Raw data:
▼

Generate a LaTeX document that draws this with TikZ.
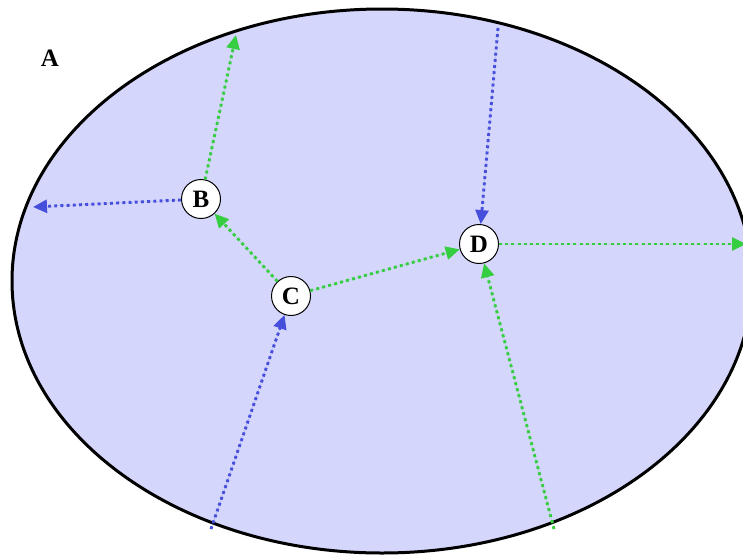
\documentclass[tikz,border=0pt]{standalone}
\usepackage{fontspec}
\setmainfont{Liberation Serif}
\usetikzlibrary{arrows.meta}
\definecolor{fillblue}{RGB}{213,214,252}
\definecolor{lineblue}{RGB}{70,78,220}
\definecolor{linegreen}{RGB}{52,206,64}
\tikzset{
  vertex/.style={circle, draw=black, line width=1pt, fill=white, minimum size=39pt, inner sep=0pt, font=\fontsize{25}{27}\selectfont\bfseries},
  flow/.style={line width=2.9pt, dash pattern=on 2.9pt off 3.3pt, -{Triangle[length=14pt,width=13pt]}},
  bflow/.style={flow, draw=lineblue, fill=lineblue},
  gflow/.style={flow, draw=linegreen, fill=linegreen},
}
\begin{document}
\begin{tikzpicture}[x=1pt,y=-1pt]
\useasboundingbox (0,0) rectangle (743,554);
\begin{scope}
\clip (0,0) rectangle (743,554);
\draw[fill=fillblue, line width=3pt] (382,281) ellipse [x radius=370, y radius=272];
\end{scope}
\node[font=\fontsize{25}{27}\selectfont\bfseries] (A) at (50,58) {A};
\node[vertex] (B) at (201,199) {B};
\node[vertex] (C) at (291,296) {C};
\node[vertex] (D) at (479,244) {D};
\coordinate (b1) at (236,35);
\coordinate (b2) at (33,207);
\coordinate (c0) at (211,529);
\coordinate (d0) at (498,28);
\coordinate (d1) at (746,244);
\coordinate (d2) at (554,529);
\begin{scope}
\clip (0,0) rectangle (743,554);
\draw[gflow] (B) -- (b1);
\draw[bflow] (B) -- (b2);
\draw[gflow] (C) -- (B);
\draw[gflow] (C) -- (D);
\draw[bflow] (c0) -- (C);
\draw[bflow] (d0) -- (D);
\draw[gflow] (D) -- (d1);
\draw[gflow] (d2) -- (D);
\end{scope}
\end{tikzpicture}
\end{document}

▲

Written task:
Transcribe each line above verbatim, with the pictures left out.

The output:
Generate a LaTeX document that draws this with TikZ.
\documentclass[tikz,border=0pt]{standalone}
\usepackage{fontspec}
\setmainfont{Liberation Serif}
\usetikzlibrary{arrows.meta}
\definecolor{fillblue}{RGB}{213,214,252}
\definecolor{lineblue}{RGB}{70,78,220}
\definecolor{linegreen}{RGB}{52,206,64}
\tikzset{
  vertex/.style={circle, draw=black, line width=1pt, fill=white, minimum size=39pt, inner sep=0pt, font=\fontsize{25}{27}\selectfont\bfseries},
  flow/.style={line width=2.9pt, dash pattern=on 2.9pt off 3.3pt, -{Triangle[length=14pt,width=13pt]}},
  bflow/.style={flow, draw=lineblue, fill=lineblue},
  gflow/.style={flow, draw=linegreen, fill=linegreen},
}
\begin{document}
\begin{tikzpicture}[x=1pt,y=-1pt]
\useasboundingbox (0,0) rectangle (743,554);
\begin{scope}
\clip (0,0) rectangle (743,554);
\draw[fill=fillblue, line width=3pt] (382,281) ellipse [x radius=370, y radius=272];
\end{scope}
\node[font=\fontsize{25}{27}\selectfont\bfseries] (A) at (50,58) {A};
\node[vertex] (B) at (201,199) {B};
\node[vertex] (C) at (291,296) {C};
\node[vertex] (D) at (479,244) {D};
\coordinate (b1) at (236,35);
\coordinate (b2) at (33,207);
\coordinate (c0) at (211,529);
\coordinate (d0) at (498,28);
\coordinate (d1) at (746,244);
\coordinate (d2) at (554,529);
\begin{scope}
\clip (0,0) rectangle (743,554);
\draw[gflow] (B) -- (b1);
\draw[bflow] (B) -- (b2);
\draw[gflow] (C) -- (B);
\draw[gflow] (C) -- (D);
\draw[bflow] (c0) -- (C);
\draw[bflow] (d0) -- (D);
\draw[gflow] (D) -- (d1);
\draw[gflow] (d2) -- (D);
\end{scope}
\end{tikzpicture}
\end{document}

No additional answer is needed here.